Junior Lisbeth Rodas constantly listens to rap and enjoys listening to her favorite rappers, Eminem and Kendrick Lamar, throughout the day. Rodas states, “I’m for rap because it’s something very unique and there’s different genres.” Although she agrees that rap is for the greater good, she does understand that some may take it the wrong way. “People become stuck-up and they think violence is okay because of a song… I guess mostly guys start seeing women as how the song goes.” However, Rodas does believe that rap has had positive benefits on our generation as “people become more creative with their words” and “it unites people who like rap.” 

An anonymous Junior stated how music in general, influences a person’s behavior, mindset, and actions, and that “if you look at different people, even their outfits… It’s really inspired by what they listen to.” They said, “I think it really takes a toll on someone mentally and on their personality.” However, their main argument is that it truly depends on the person listening to this music and that the music itself is for the greater good. “Most of them do talk about pretty heavy topics or most of them really talk in very gratuitous ways… which I guess for some people, it could really hurt their conscience,” they stated. Though, the negative effects are very apparent, even from their own, personal, experiences at school, seeing this music affects their friends.
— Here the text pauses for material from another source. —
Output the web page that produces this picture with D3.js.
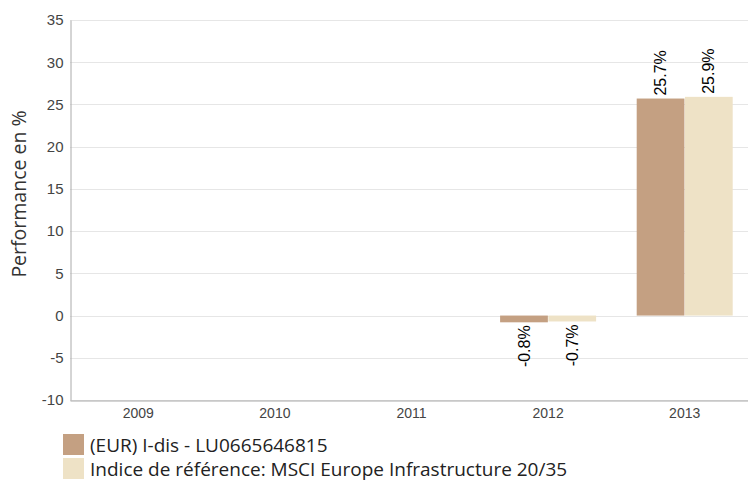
<!DOCTYPE html>
<html>
<head>
<meta charset="utf-8">
<script src="https://cdn.jsdelivr.net/npm/d3@7"></script>
<style>
body{margin:0;background:#fff;}
svg{display:block;}
</style>
</head>
<body>
<svg id="chart" width="748" height="481"></svg>
<script>
var years = ["2009","2010","2011","2012","2013"];
var fundValues = [null, null, null, -0.8, 25.7];
var indexValues = [null, null, null, -0.7, 25.9];
var seriesNames = ["(EUR) I-dis - LU0665646815", "Indice de référence: MSCI Europe Infrastructure 20/35"];
var seriesColors = ["#c4a082", "#eee2c6"];
var yTicks = [-10,-5,0,5,10,15,20,25,30,35];

var svg = d3.select("#chart");
var plotLeft = 70, plotRight = 753, plotTop = 20, plotBottom = 400;

var x = d3.scaleBand().domain(years).range([plotLeft, plotRight]);
var y = d3.scaleLinear().domain([-10, 35]).range([plotBottom, plotTop]);

// grid
svg.append("g").selectAll("line").data(yTicks).enter().append("line")
    .attr("x1", plotLeft).attr("x2", 748)
    .attr("y1", function(d){ return Math.round(y(d)) + 0.5; })
    .attr("y2", function(d){ return Math.round(y(d)) + 0.5; })
    .style("stroke", "#e6e6e6").style("stroke-width", 1);

// y axis
var yAxis = svg.append("g").attr("transform", "translate(" + (plotLeft + 0.5) + ",0)")
    .call(d3.axisLeft(y).tickValues(yTicks).tickSize(0).tickPadding(7)
        .tickFormat(function(d){ return String(d); }));
yAxis.select(".domain").style("stroke", "#aaa");
yAxis.selectAll("text").style("font-family", "Liberation Sans, Arial, sans-serif")
    .style("font-size", "15px").style("fill", "#444");

// x axis
var xAxis = svg.append("g").attr("transform", "translate(0," + (plotBottom + 0.5) + ")")
    .call(d3.axisBottom(x).tickSize(0).tickPadding(8));
xAxis.select(".domain").style("stroke", "#aaa");
xAxis.selectAll("text").style("font-family", "Liberation Sans, Arial, sans-serif")
    .style("font-size", "14px").style("fill", "#444");

svg.append("text")
    .attr("transform", "translate(26,194) rotate(-90)")
    .attr("text-anchor", "middle")
    .style("font-family", "Open Sans, sans-serif").style("font-size", "19.5px").style("fill", "#333")
    .text("Performance en %");

// bars
var inner = d3.scaleBand().domain([0, 1]).range([0, 96]).paddingInner(0.01);
var series = [fundValues, indexValues];
series.forEach(function(vals, s){
    var pts = vals.map(function(v, i){ return {year: years[i], v: v}; })
        .filter(function(p){ return p.v !== null; });
    var g = svg.append("g");
    g.selectAll("rect").data(pts).enter().append("rect")
        .attr("x", function(p){ return x(p.year) + x.bandwidth() / 2 - 48 + inner(s); })
        .attr("width", inner.bandwidth())
        .attr("y", function(p){ return y(Math.max(0, p.v)); })
        .attr("height", function(p){ return Math.abs(y(p.v) - y(0)); })
        .style("fill", seriesColors[s]);
    g.selectAll("text").data(pts).enter().append("text")
        .attr("transform", function(p){
            var cx = x(p.year) + x.bandwidth() / 2 - 48 + inner(s) + inner.bandwidth() / 2;
            var cy = p.v >= 0 ? y(p.v) - 3 : y(p.v) + 3;
            return "translate(" + cx + "," + cy + ") rotate(-90)";
        })
        .attr("dy", "0.35em")
        .attr("text-anchor", function(p){ return p.v >= 0 ? "start" : "end"; })
        .style("font-family", "Liberation Sans, Arial, sans-serif").style("font-size", "16px").style("fill", "#000")
        .text(function(p){ return p.v.toFixed(1) + "%"; });
});

// legend
var legend = svg.append("g").selectAll("g").data(seriesNames).enter().append("g")
    .attr("transform", function(d, i){ return "translate(63," + (434 + i * 24) + ")"; });
legend.append("rect").attr("width", 21).attr("height", 21)
    .style("fill", function(d, i){ return seriesColors[i]; });
legend.append("text").attr("x", 27).attr("y", 17.5)
    .style("font-family", "Open Sans, sans-serif").style("font-size", "19px").style("fill", "#222")
    .text(function(d){ return d; });
</script>
</body>
</html>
They explained, “I don’t want to bash them or anything, but it’s definitely a major key in their personality to what they listen to.” It’s a common tendency in male students to treat their female peers differently, though even harder for those in that circle to acknowledge and admit. They continued, “I don’t want to say they take inspiration, but it really influences their way of seeing other people, especially women, and the way they treat them.”  

The effect that rap music has on an individual is very apparent in every community that has amassed a wide range of listeners. Although rap music has a variety of opinions from the public, there is no denying that it has had positive outcomes. According to the anonymous Junior, “Rap mostly talks about a person’s perspective of the world.” They state that it grasps the attention of teenagers significantly, since “they’re growing and can’t really express themselves fluently in their own words.” A strong example includes Kendrick Lamar’s album, Good Kid, M.A.A.D City, as the “M.A.A.D” stands for “My Angry Adolescence Divided.” They state that “he [Kendrick Lamar] grew up in a world with multiple problems within his situation and himself,” which reveals why it grasps the attention of people in similar circumstances and allows one not to feel alone. 

 Overall, there are countless explanations as to why rap benefits the world, while an equal amount of reasons can tell you that it doesn’t. Though, listening to music is a part of the identity of all Terra Linda High School students, and allows TL’s adolescents to express themselves in ways that words cannot explain. Whether you’re listening to Drake, Taylor Swift, or Bad Bunny, music of all genres impacts an individual in many ways, and provides comfort and empowerment to the TL community; an echo that resonates within the lives of all!